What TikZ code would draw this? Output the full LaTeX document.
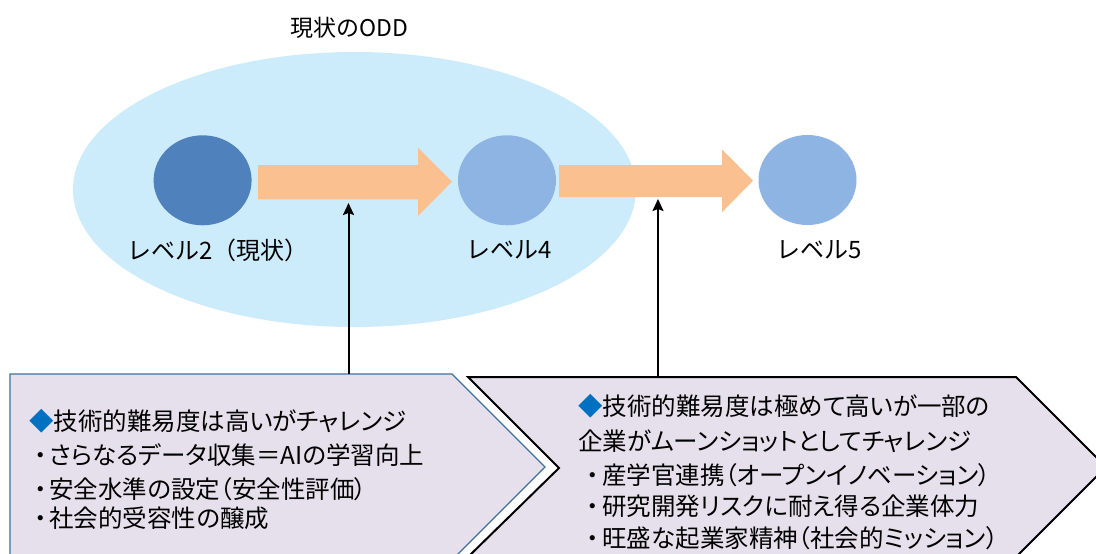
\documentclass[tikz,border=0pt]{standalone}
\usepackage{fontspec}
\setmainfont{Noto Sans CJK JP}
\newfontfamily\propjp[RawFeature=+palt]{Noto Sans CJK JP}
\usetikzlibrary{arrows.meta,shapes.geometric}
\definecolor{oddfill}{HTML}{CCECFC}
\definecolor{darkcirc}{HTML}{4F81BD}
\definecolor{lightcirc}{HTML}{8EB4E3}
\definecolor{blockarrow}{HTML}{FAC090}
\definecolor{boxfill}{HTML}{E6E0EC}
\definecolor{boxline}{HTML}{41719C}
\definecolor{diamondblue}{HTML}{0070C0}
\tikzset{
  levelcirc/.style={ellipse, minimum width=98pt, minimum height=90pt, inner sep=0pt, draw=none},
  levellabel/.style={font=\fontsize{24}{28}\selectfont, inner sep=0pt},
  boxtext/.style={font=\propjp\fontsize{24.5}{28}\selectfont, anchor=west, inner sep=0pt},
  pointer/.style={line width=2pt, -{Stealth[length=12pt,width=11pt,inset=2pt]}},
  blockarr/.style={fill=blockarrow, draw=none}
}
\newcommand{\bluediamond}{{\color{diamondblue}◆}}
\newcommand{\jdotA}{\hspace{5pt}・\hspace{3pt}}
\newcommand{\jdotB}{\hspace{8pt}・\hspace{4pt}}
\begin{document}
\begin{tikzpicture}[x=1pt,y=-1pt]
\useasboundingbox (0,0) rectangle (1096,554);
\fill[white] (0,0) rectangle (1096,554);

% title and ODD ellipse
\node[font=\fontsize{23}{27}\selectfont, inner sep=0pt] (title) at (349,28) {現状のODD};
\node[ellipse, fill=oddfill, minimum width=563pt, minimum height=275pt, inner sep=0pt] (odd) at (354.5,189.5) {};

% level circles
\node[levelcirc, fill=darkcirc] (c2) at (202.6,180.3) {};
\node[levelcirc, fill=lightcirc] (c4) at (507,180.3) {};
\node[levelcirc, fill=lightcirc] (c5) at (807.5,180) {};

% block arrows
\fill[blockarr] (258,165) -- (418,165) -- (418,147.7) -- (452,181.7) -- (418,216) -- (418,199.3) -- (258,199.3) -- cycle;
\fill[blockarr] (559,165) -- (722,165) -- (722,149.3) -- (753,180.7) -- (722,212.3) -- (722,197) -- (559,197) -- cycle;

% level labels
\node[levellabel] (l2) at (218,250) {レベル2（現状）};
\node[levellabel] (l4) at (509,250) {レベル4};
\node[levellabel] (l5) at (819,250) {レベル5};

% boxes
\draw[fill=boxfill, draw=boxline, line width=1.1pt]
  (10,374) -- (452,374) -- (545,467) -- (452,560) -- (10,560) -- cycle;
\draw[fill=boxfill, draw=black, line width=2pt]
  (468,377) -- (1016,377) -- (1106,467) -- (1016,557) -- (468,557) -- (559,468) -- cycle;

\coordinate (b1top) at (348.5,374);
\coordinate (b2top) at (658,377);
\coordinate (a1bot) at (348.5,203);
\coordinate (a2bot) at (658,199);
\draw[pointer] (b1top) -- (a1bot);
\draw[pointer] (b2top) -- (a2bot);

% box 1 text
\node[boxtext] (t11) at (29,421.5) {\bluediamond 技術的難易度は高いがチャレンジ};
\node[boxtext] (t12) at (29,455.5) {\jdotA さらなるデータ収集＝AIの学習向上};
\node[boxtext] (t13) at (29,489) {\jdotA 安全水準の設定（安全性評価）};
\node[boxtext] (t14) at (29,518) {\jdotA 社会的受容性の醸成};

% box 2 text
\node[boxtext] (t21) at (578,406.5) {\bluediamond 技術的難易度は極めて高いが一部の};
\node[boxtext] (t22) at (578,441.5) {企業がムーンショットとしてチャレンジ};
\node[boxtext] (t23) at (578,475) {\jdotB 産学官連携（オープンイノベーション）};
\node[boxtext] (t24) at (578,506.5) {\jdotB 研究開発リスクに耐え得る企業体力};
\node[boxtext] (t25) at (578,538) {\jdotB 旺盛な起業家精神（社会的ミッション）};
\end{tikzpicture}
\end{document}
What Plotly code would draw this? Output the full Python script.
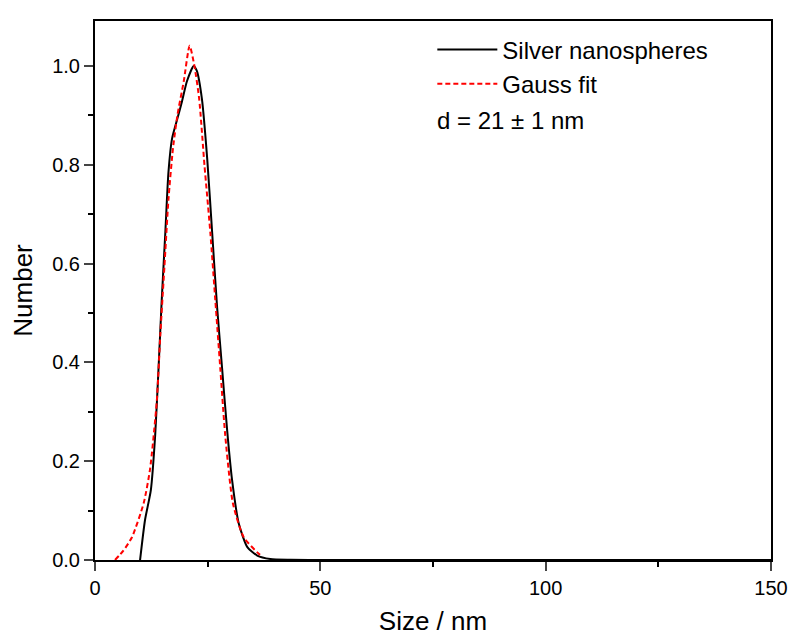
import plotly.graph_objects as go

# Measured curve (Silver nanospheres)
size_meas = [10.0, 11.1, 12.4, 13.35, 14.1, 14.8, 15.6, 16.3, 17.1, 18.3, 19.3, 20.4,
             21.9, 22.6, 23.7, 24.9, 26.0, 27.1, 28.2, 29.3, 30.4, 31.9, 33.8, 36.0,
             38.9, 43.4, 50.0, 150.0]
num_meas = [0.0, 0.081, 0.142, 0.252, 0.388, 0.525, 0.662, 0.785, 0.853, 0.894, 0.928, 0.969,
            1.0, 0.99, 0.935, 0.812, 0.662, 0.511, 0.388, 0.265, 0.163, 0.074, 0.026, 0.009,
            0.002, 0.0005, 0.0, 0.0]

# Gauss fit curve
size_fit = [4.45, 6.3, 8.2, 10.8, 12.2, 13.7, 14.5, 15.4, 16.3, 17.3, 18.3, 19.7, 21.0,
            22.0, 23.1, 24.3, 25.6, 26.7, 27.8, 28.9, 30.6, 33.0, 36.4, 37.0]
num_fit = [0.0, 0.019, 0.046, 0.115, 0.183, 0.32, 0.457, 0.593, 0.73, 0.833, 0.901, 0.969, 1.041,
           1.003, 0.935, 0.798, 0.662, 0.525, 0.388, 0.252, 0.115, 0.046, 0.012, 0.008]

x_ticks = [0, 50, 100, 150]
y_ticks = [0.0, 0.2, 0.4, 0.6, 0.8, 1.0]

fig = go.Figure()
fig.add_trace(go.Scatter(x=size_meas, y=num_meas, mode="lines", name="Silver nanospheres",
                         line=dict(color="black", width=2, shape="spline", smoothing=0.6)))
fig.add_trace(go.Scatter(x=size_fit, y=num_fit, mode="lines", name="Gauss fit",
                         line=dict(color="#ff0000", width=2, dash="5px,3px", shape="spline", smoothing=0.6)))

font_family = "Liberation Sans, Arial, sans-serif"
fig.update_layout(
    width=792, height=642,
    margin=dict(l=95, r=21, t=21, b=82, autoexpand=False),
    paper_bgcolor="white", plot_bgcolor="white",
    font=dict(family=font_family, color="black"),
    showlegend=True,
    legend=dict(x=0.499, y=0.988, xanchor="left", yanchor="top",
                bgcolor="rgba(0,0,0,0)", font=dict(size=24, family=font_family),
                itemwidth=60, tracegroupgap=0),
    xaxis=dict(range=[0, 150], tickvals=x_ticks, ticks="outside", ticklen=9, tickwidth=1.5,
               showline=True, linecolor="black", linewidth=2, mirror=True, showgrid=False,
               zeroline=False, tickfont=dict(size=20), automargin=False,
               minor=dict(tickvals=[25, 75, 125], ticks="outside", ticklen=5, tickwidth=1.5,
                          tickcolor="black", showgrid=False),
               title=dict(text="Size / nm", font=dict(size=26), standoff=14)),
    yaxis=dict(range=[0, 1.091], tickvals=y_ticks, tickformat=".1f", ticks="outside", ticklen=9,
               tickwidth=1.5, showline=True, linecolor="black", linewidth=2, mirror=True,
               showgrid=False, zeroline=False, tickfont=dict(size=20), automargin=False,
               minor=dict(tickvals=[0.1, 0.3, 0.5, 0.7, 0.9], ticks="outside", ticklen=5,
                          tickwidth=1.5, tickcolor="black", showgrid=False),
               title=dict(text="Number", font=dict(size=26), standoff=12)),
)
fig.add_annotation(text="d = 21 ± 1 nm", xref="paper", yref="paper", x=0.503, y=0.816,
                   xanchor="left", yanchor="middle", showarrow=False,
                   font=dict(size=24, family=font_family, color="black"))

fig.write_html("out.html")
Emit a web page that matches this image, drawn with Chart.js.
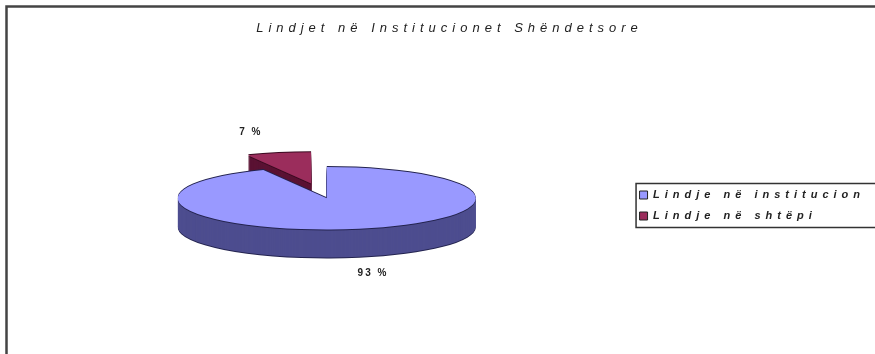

§

Write out all the entries again, word for word, and print no images.

What TikZ code would draw this? Output the full LaTeX document.
\documentclass[tikz,border=0pt]{standalone}
\usepackage{fontspec}
\setmainfont{Noto Sans CJK JP}
\newfontfamily\propjp[RawFeature=+palt]{Noto Sans CJK JP}
\usetikzlibrary{arrows.meta,shapes.geometric}
\definecolor{oddfill}{HTML}{CCECFC}
\definecolor{darkcirc}{HTML}{4F81BD}
\definecolor{lightcirc}{HTML}{8EB4E3}
\definecolor{blockarrow}{HTML}{FAC090}
\definecolor{boxfill}{HTML}{E6E0EC}
\definecolor{boxline}{HTML}{41719C}
\definecolor{diamondblue}{HTML}{0070C0}
\tikzset{
  levelcirc/.style={ellipse, minimum width=98pt, minimum height=90pt, inner sep=0pt, draw=none},
  levellabel/.style={font=\fontsize{24}{28}\selectfont, inner sep=0pt},
  boxtext/.style={font=\propjp\fontsize{24.5}{28}\selectfont, anchor=west, inner sep=0pt},
  pointer/.style={line width=2pt, -{Stealth[length=12pt,width=11pt,inset=2pt]}},
  blockarr/.style={fill=blockarrow, draw=none}
}
\newcommand{\bluediamond}{{\color{diamondblue}◆}}
\newcommand{\jdotA}{\hspace{5pt}・\hspace{3pt}}
\newcommand{\jdotB}{\hspace{8pt}・\hspace{4pt}}
\begin{document}
\begin{tikzpicture}[x=1pt,y=-1pt]
\useasboundingbox (0,0) rectangle (1096,554);
\fill[white] (0,0) rectangle (1096,554);

% title and ODD ellipse
\node[font=\fontsize{23}{27}\selectfont, inner sep=0pt] (title) at (349,28) {現状のODD};
\node[ellipse, fill=oddfill, minimum width=563pt, minimum height=275pt, inner sep=0pt] (odd) at (354.5,189.5) {};

% level circles
\node[levelcirc, fill=darkcirc] (c2) at (202.6,180.3) {};
\node[levelcirc, fill=lightcirc] (c4) at (507,180.3) {};
\node[levelcirc, fill=lightcirc] (c5) at (807.5,180) {};

% block arrows
\fill[blockarr] (258,165) -- (418,165) -- (418,147.7) -- (452,181.7) -- (418,216) -- (418,199.3) -- (258,199.3) -- cycle;
\fill[blockarr] (559,165) -- (722,165) -- (722,149.3) -- (753,180.7) -- (722,212.3) -- (722,197) -- (559,197) -- cycle;

% level labels
\node[levellabel] (l2) at (218,250) {レベル2（現状）};
\node[levellabel] (l4) at (509,250) {レベル4};
\node[levellabel] (l5) at (819,250) {レベル5};

% boxes
\draw[fill=boxfill, draw=boxline, line width=1.1pt]
  (10,374) -- (452,374) -- (545,467) -- (452,560) -- (10,560) -- cycle;
\draw[fill=boxfill, draw=black, line width=2pt]
  (468,377) -- (1016,377) -- (1106,467) -- (1016,557) -- (468,557) -- (559,468) -- cycle;

\coordinate (b1top) at (348.5,374);
\coordinate (b2top) at (658,377);
\coordinate (a1bot) at (348.5,203);
\coordinate (a2bot) at (658,199);
\draw[pointer] (b1top) -- (a1bot);
\draw[pointer] (b2top) -- (a2bot);

% box 1 text
\node[boxtext] (t11) at (29,421.5) {\bluediamond 技術的難易度は高いがチャレンジ};
\node[boxtext] (t12) at (29,455.5) {\jdotA さらなるデータ収集＝AIの学習向上};
\node[boxtext] (t13) at (29,489) {\jdotA 安全水準の設定（安全性評価）};
\node[boxtext] (t14) at (29,518) {\jdotA 社会的受容性の醸成};

% box 2 text
\node[boxtext] (t21) at (578,406.5) {\bluediamond 技術的難易度は極めて高いが一部の};
\node[boxtext] (t22) at (578,441.5) {企業がムーンショットとしてチャレンジ};
\node[boxtext] (t23) at (578,475) {\jdotB 産学官連携（オープンイノベーション）};
\node[boxtext] (t24) at (578,506.5) {\jdotB 研究開発リスクに耐え得る企業体力};
\node[boxtext] (t25) at (578,538) {\jdotB 旺盛な起業家精神（社会的ミッション）};
\end{tikzpicture}
\end{document}
What Plotly code would draw this? Output the full Python script.
import plotly.graph_objects as go

# Measured curve (Silver nanospheres)
size_meas = [10.0, 11.1, 12.4, 13.35, 14.1, 14.8, 15.6, 16.3, 17.1, 18.3, 19.3, 20.4,
             21.9, 22.6, 23.7, 24.9, 26.0, 27.1, 28.2, 29.3, 30.4, 31.9, 33.8, 36.0,
             38.9, 43.4, 50.0, 150.0]
num_meas = [0.0, 0.081, 0.142, 0.252, 0.388, 0.525, 0.662, 0.785, 0.853, 0.894, 0.928, 0.969,
            1.0, 0.99, 0.935, 0.812, 0.662, 0.511, 0.388, 0.265, 0.163, 0.074, 0.026, 0.009,
            0.002, 0.0005, 0.0, 0.0]

# Gauss fit curve
size_fit = [4.45, 6.3, 8.2, 10.8, 12.2, 13.7, 14.5, 15.4, 16.3, 17.3, 18.3, 19.7, 21.0,
            22.0, 23.1, 24.3, 25.6, 26.7, 27.8, 28.9, 30.6, 33.0, 36.4, 37.0]
num_fit = [0.0, 0.019, 0.046, 0.115, 0.183, 0.32, 0.457, 0.593, 0.73, 0.833, 0.901, 0.969, 1.041,
           1.003, 0.935, 0.798, 0.662, 0.525, 0.388, 0.252, 0.115, 0.046, 0.012, 0.008]

x_ticks = [0, 50, 100, 150]
y_ticks = [0.0, 0.2, 0.4, 0.6, 0.8, 1.0]

fig = go.Figure()
fig.add_trace(go.Scatter(x=size_meas, y=num_meas, mode="lines", name="Silver nanospheres",
                         line=dict(color="black", width=2, shape="spline", smoothing=0.6)))
fig.add_trace(go.Scatter(x=size_fit, y=num_fit, mode="lines", name="Gauss fit",
                         line=dict(color="#ff0000", width=2, dash="5px,3px", shape="spline", smoothing=0.6)))

font_family = "Liberation Sans, Arial, sans-serif"
fig.update_layout(
    width=792, height=642,
    margin=dict(l=95, r=21, t=21, b=82, autoexpand=False),
    paper_bgcolor="white", plot_bgcolor="white",
    font=dict(family=font_family, color="black"),
    showlegend=True,
    legend=dict(x=0.499, y=0.988, xanchor="left", yanchor="top",
                bgcolor="rgba(0,0,0,0)", font=dict(size=24, family=font_family),
                itemwidth=60, tracegroupgap=0),
    xaxis=dict(range=[0, 150], tickvals=x_ticks, ticks="outside", ticklen=9, tickwidth=1.5,
               showline=True, linecolor="black", linewidth=2, mirror=True, showgrid=False,
               zeroline=False, tickfont=dict(size=20), automargin=False,
               minor=dict(tickvals=[25, 75, 125], ticks="outside", ticklen=5, tickwidth=1.5,
                          tickcolor="black", showgrid=False),
               title=dict(text="Size / nm", font=dict(size=26), standoff=14)),
    yaxis=dict(range=[0, 1.091], tickvals=y_ticks, tickformat=".1f", ticks="outside", ticklen=9,
               tickwidth=1.5, showline=True, linecolor="black", linewidth=2, mirror=True,
               showgrid=False, zeroline=False, tickfont=dict(size=20), automargin=False,
               minor=dict(tickvals=[0.1, 0.3, 0.5, 0.7, 0.9], ticks="outside", ticklen=5,
                          tickwidth=1.5, tickcolor="black", showgrid=False),
               title=dict(text="Number", font=dict(size=26), standoff=12)),
)
fig.add_annotation(text="d = 21 ± 1 nm", xref="paper", yref="paper", x=0.503, y=0.816,
                   xanchor="left", yanchor="middle", showarrow=False,
                   font=dict(size=24, family=font_family, color="black"))

fig.write_html("out.html")
Emit a web page that matches this image, drawn with Chart.js.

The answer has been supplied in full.